Exercise description:
Repeat exactly the lines of the listing below, please, starting with the first and ending with the line containing "const xDomain = [px(frameLeft), px(frameRight)];"; leave out the rest.

Data for this task:
"""
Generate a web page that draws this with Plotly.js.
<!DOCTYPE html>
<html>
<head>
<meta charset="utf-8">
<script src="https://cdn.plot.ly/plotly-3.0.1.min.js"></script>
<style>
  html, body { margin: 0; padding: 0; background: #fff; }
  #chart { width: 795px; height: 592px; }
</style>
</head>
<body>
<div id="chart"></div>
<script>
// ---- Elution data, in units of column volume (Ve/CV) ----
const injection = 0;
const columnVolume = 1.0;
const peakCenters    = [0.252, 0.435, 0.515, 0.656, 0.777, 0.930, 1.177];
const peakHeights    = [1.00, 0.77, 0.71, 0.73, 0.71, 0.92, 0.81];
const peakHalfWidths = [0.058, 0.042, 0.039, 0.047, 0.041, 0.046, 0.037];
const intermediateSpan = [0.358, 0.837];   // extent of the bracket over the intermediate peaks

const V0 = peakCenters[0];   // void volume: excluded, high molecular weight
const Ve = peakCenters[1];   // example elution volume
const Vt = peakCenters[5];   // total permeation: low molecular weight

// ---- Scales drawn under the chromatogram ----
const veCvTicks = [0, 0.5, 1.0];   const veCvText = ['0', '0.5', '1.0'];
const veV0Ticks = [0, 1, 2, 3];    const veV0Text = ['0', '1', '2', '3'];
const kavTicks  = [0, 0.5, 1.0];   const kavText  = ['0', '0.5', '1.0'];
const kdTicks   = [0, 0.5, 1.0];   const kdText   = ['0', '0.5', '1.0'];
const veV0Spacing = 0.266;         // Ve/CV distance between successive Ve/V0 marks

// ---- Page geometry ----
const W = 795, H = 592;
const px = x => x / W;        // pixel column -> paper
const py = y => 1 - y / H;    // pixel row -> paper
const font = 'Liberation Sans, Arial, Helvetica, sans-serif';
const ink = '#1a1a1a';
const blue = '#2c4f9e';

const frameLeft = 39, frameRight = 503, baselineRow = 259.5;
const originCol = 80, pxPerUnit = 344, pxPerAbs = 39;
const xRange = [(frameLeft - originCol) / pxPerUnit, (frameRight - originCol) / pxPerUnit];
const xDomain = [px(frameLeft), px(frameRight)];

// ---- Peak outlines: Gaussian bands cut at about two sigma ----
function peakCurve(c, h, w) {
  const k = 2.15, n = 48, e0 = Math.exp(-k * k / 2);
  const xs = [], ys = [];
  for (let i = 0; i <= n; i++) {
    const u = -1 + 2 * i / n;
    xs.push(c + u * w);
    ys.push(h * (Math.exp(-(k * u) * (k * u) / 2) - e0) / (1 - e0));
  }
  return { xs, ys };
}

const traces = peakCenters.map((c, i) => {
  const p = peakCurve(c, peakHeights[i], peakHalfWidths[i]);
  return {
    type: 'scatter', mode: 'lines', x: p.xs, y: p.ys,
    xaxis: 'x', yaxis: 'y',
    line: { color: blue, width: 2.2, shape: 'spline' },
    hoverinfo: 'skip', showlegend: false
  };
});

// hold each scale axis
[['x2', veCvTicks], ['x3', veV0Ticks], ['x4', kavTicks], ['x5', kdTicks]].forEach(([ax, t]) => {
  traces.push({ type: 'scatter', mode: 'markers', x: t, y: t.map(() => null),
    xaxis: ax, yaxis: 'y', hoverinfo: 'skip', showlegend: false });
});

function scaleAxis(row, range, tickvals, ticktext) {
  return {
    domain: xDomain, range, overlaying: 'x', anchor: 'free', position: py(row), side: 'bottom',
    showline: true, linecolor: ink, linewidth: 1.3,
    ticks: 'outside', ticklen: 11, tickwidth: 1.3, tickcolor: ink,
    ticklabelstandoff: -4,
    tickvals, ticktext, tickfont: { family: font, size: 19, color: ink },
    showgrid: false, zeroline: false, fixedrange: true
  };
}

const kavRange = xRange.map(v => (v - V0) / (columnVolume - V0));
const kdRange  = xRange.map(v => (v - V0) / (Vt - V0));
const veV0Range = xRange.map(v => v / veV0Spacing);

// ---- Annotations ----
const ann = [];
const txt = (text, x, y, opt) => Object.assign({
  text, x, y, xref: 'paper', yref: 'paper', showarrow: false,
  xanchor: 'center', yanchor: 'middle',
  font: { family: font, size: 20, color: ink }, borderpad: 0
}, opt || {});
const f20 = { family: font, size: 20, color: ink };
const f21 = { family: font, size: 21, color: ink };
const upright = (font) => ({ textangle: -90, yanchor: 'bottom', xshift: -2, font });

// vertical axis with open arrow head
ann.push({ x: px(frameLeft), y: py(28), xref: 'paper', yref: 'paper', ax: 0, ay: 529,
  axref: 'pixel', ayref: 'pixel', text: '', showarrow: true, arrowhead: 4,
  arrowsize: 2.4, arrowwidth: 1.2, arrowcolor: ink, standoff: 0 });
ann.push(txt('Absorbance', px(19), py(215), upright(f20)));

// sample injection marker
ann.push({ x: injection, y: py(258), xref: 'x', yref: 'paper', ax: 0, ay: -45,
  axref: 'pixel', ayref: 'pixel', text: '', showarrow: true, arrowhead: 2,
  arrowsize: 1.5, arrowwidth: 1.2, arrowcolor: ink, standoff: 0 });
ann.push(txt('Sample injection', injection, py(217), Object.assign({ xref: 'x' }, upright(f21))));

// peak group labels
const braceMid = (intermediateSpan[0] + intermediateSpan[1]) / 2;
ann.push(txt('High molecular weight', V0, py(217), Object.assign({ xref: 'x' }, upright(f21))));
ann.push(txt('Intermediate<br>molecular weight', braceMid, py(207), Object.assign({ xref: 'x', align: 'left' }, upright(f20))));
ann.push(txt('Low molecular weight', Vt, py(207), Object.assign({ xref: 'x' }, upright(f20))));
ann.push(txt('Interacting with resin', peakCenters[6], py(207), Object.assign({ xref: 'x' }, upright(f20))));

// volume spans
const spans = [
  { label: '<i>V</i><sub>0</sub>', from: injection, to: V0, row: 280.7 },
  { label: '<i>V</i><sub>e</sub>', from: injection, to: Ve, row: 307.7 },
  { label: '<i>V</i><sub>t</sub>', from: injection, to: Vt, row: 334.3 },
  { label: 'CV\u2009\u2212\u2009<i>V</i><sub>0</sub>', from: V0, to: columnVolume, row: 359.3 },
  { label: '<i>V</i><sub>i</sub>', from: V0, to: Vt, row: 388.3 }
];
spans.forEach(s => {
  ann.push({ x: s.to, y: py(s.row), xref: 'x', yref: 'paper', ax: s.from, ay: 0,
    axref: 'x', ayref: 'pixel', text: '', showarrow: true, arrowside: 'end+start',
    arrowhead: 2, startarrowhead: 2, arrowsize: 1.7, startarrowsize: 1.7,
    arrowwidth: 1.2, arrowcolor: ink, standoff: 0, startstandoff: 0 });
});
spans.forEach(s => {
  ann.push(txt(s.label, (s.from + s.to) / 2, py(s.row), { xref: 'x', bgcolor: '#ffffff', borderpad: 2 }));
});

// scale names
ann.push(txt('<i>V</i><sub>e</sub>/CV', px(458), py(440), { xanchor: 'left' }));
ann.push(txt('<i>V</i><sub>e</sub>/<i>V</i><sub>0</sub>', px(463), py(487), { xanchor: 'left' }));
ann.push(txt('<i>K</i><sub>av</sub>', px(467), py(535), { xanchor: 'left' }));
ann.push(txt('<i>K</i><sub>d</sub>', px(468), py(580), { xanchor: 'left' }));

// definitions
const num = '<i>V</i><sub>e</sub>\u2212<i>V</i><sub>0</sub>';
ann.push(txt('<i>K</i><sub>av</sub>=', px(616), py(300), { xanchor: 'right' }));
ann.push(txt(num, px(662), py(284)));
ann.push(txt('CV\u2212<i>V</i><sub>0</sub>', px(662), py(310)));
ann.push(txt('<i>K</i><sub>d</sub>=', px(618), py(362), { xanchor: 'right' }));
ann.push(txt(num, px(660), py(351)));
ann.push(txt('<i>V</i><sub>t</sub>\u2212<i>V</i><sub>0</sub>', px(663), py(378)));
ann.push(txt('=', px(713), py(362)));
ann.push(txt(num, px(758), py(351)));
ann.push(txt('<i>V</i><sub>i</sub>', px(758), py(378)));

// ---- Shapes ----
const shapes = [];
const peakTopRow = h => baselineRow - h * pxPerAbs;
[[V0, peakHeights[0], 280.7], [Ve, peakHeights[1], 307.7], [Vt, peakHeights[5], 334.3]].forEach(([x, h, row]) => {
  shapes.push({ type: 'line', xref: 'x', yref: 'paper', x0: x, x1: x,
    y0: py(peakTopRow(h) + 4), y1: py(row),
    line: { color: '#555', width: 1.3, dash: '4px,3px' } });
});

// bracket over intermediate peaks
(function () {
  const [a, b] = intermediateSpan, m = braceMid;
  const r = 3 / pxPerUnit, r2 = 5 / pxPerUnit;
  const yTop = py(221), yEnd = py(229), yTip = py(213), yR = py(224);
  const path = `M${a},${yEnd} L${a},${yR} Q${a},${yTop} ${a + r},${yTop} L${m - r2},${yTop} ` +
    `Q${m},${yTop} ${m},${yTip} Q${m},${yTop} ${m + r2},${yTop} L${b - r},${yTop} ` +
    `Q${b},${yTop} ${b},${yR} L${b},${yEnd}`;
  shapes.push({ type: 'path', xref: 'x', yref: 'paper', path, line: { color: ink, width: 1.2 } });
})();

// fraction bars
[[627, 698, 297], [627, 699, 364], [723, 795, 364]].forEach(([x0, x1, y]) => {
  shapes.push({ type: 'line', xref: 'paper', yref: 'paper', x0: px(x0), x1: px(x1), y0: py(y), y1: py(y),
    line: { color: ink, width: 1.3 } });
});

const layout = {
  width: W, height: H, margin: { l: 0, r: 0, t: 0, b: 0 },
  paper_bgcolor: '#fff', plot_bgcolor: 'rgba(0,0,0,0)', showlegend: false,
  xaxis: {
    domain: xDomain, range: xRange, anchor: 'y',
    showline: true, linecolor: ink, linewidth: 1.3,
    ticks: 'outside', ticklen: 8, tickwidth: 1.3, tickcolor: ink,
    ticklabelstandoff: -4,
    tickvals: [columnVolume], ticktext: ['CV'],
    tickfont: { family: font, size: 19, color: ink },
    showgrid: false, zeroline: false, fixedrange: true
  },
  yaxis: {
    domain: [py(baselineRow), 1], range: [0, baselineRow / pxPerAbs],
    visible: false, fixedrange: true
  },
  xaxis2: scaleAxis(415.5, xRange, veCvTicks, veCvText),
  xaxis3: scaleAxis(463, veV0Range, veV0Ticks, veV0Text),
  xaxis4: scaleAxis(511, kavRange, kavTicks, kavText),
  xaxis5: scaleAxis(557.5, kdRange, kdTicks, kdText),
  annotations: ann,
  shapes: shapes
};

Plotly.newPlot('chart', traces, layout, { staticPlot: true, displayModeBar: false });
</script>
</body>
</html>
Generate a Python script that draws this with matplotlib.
"""
Exercise result:
Generate a web page that draws this with Plotly.js.
<!DOCTYPE html>
<html>
<head>
<meta charset="utf-8">
<script src="https://cdn.plot.ly/plotly-3.0.1.min.js"></script>
<style>
  html, body { margin: 0; padding: 0; background: #fff; }
  #chart { width: 795px; height: 592px; }
</style>
</head>
<body>
<div id="chart"></div>
<script>
// ---- Elution data, in units of column volume (Ve/CV) ----
const injection = 0;
const columnVolume = 1.0;
const peakCenters    = [0.252, 0.435, 0.515, 0.656, 0.777, 0.930, 1.177];
const peakHeights    = [1.00, 0.77, 0.71, 0.73, 0.71, 0.92, 0.81];
const peakHalfWidths = [0.058, 0.042, 0.039, 0.047, 0.041, 0.046, 0.037];
const intermediateSpan = [0.358, 0.837];   // extent of the bracket over the intermediate peaks

const V0 = peakCenters[0];   // void volume: excluded, high molecular weight
const Ve = peakCenters[1];   // example elution volume
const Vt = peakCenters[5];   // total permeation: low molecular weight

// ---- Scales drawn under the chromatogram ----
const veCvTicks = [0, 0.5, 1.0];   const veCvText = ['0', '0.5', '1.0'];
const veV0Ticks = [0, 1, 2, 3];    const veV0Text = ['0', '1', '2', '3'];
const kavTicks  = [0, 0.5, 1.0];   const kavText  = ['0', '0.5', '1.0'];
const kdTicks   = [0, 0.5, 1.0];   const kdText   = ['0', '0.5', '1.0'];
const veV0Spacing = 0.266;         // Ve/CV distance between successive Ve/V0 marks

// ---- Page geometry ----
const W = 795, H = 592;
const px = x => x / W;        // pixel column -> paper
const py = y => 1 - y / H;    // pixel row -> paper
const font = 'Liberation Sans, Arial, Helvetica, sans-serif';
const ink = '#1a1a1a';
const blue = '#2c4f9e';

const frameLeft = 39, frameRight = 503, baselineRow = 259.5;
const originCol = 80, pxPerUnit = 344, pxPerAbs = 39;
const xRange = [(frameLeft - originCol) / pxPerUnit, (frameRight - originCol) / pxPerUnit];
const xDomain = [px(frameLeft), px(frameRight)];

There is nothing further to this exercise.